**REQUIRED WORK**
Copy exactly the lines from the beginning of the data down to and including the line holding "import plotly.graph_objects as go", without any pictures.

**SOURCE DATA**
/---

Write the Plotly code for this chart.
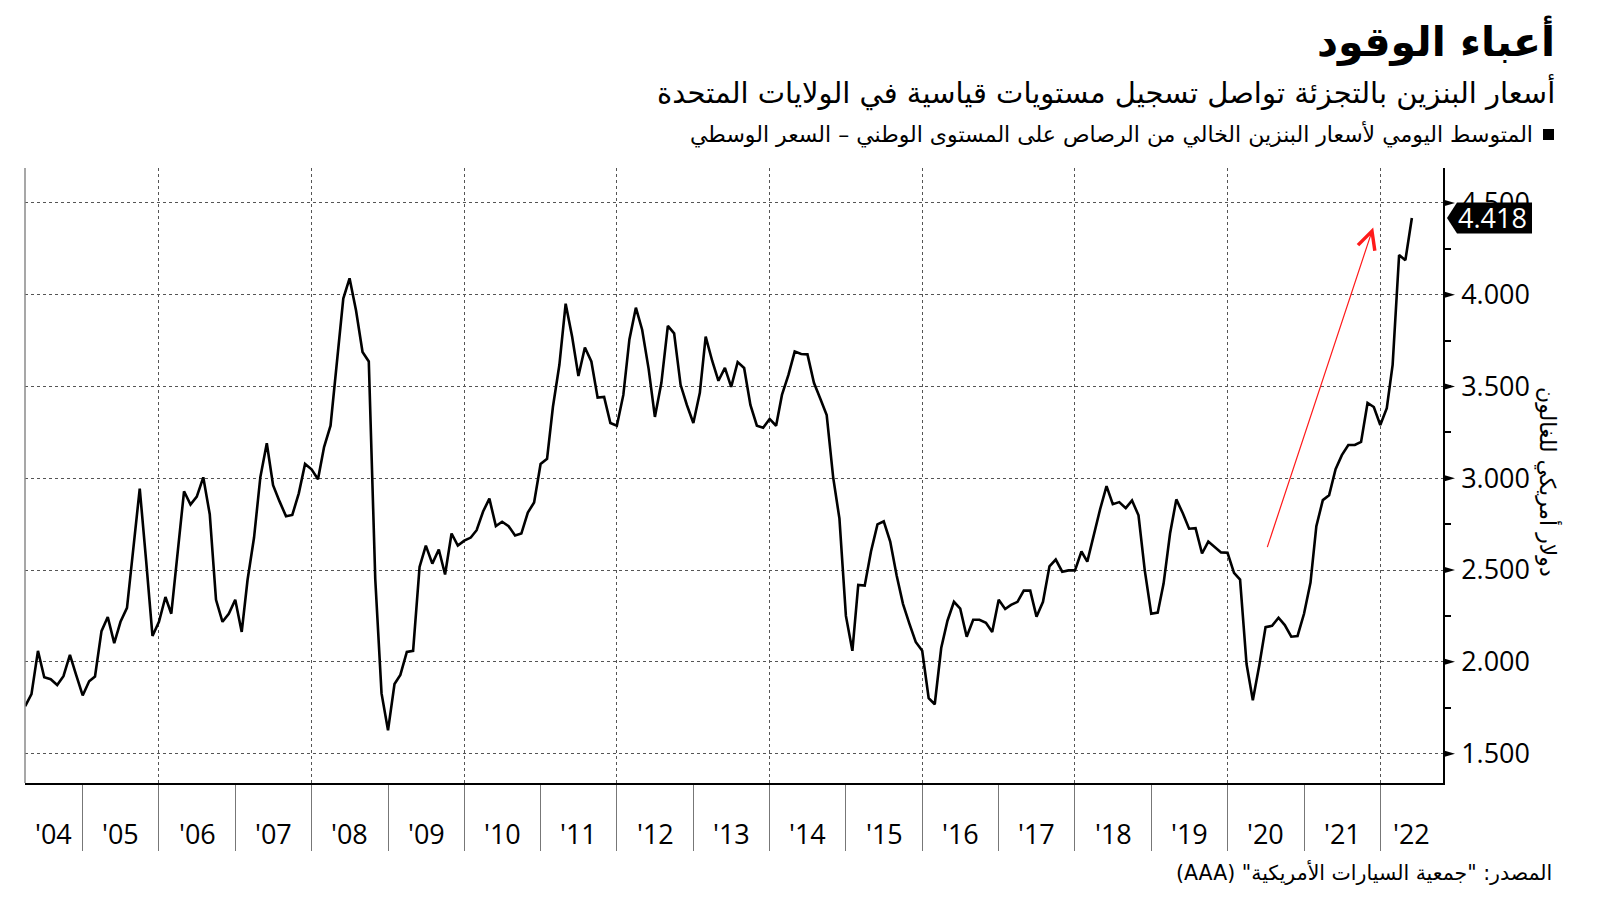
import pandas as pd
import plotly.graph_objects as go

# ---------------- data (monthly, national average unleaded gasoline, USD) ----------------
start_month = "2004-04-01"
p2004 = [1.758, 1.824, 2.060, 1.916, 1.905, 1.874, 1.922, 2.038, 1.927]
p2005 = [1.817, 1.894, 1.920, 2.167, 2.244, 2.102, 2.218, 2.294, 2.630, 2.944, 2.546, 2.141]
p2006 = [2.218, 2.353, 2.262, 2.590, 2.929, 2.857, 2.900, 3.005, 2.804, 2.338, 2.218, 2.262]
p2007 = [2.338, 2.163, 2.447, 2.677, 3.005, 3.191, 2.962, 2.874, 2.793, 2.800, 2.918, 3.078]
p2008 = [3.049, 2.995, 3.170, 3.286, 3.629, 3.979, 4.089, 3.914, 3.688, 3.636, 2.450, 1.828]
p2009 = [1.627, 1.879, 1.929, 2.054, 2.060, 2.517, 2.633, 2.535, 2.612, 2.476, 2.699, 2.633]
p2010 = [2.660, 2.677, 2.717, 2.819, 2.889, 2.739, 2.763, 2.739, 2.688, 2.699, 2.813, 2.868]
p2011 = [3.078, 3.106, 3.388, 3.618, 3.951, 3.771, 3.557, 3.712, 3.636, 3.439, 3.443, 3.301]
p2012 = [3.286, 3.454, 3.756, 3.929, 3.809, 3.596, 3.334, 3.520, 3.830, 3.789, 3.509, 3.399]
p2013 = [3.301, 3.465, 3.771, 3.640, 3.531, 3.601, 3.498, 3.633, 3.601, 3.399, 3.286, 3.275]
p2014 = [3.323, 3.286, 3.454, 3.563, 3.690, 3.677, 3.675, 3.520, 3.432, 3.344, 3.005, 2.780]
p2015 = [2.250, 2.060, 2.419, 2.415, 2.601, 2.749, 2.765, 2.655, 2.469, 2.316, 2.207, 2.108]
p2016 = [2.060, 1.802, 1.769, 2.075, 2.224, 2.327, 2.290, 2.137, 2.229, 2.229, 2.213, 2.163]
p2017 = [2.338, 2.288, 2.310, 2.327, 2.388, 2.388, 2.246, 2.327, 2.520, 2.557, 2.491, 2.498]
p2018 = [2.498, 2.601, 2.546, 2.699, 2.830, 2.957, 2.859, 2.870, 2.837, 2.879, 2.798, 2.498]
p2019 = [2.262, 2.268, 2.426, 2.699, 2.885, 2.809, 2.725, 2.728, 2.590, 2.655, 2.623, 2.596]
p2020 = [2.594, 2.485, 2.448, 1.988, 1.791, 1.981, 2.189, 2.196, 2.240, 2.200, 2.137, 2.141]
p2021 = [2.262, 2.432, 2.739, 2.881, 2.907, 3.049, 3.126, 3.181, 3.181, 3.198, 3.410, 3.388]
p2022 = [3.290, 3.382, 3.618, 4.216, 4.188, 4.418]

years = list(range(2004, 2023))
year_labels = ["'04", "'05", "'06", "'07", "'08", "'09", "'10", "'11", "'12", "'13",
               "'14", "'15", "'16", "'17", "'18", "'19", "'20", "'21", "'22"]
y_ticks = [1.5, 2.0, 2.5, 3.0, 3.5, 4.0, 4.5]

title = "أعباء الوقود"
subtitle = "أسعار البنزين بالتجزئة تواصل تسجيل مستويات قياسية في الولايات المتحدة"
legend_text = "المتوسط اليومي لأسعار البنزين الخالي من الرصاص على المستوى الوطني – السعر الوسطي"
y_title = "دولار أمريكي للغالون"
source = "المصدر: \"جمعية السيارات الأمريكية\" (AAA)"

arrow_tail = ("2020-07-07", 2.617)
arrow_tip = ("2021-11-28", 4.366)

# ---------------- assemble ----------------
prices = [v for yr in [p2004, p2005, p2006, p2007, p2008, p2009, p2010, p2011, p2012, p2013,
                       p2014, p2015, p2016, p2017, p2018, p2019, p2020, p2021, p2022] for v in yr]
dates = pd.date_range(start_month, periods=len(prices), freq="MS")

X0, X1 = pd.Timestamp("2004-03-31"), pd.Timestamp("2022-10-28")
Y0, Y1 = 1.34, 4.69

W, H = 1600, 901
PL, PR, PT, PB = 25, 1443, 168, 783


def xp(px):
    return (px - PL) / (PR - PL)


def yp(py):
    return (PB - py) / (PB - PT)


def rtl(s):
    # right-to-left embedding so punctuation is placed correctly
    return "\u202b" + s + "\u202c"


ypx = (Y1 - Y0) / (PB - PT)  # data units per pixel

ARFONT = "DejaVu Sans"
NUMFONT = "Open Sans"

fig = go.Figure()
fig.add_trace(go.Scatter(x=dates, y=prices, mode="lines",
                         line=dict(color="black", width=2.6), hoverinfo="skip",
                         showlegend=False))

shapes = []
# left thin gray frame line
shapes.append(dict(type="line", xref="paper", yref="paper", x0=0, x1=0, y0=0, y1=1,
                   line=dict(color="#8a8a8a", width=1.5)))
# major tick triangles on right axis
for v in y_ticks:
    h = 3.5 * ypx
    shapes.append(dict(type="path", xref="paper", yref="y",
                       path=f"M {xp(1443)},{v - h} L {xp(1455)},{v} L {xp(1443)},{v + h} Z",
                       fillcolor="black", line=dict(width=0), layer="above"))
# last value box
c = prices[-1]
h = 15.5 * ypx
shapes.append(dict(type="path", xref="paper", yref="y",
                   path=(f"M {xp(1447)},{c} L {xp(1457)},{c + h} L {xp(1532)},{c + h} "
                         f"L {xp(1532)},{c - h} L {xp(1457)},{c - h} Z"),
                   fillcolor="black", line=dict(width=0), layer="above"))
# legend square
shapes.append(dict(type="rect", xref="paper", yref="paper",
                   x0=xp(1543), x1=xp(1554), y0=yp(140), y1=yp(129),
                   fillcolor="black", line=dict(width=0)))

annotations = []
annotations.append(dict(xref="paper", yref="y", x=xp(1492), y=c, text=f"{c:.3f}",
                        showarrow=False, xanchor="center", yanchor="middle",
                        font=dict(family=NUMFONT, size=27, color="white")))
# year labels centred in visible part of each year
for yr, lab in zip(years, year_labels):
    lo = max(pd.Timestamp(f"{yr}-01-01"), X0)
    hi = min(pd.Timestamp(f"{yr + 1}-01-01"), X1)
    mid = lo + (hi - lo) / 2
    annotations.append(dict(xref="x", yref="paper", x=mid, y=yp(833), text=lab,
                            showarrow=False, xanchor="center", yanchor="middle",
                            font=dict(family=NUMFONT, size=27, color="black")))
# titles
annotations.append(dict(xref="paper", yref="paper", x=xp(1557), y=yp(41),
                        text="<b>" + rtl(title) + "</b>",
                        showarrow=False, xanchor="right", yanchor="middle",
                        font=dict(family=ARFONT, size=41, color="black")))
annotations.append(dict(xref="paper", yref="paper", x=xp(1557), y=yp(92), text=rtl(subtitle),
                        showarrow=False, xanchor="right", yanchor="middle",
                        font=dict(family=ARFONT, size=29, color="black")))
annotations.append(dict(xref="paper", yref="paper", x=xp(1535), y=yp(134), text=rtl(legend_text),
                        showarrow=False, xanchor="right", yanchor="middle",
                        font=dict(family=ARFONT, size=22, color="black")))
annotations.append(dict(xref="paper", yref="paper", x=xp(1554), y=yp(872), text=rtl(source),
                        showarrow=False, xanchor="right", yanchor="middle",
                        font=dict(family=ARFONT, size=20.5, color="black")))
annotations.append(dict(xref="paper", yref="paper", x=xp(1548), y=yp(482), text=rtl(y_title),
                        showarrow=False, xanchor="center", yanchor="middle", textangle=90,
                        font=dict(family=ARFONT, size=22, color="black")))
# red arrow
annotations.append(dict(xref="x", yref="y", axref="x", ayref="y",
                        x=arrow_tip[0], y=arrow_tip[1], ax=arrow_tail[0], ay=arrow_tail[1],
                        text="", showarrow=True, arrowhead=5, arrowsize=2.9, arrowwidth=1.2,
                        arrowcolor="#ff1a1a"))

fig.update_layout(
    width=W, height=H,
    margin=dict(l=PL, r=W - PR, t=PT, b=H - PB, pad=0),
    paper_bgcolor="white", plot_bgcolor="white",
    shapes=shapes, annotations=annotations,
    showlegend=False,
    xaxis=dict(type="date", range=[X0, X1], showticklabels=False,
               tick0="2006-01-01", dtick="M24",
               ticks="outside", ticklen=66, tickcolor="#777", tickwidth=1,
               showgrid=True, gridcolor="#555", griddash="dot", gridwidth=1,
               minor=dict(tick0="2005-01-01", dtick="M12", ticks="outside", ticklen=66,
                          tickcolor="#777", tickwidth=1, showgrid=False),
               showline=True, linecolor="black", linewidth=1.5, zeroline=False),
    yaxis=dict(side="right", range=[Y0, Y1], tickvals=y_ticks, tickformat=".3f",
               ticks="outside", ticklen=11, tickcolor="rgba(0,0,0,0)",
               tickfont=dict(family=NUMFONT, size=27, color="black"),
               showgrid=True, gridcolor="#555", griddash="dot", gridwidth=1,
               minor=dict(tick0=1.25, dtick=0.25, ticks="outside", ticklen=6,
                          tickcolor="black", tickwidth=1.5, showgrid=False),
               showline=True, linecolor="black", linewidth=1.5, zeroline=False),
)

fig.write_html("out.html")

\---

**RESULT FOR THIS TASK**
Write the Plotly code for this chart.
import pandas as pd
import plotly.graph_objects as go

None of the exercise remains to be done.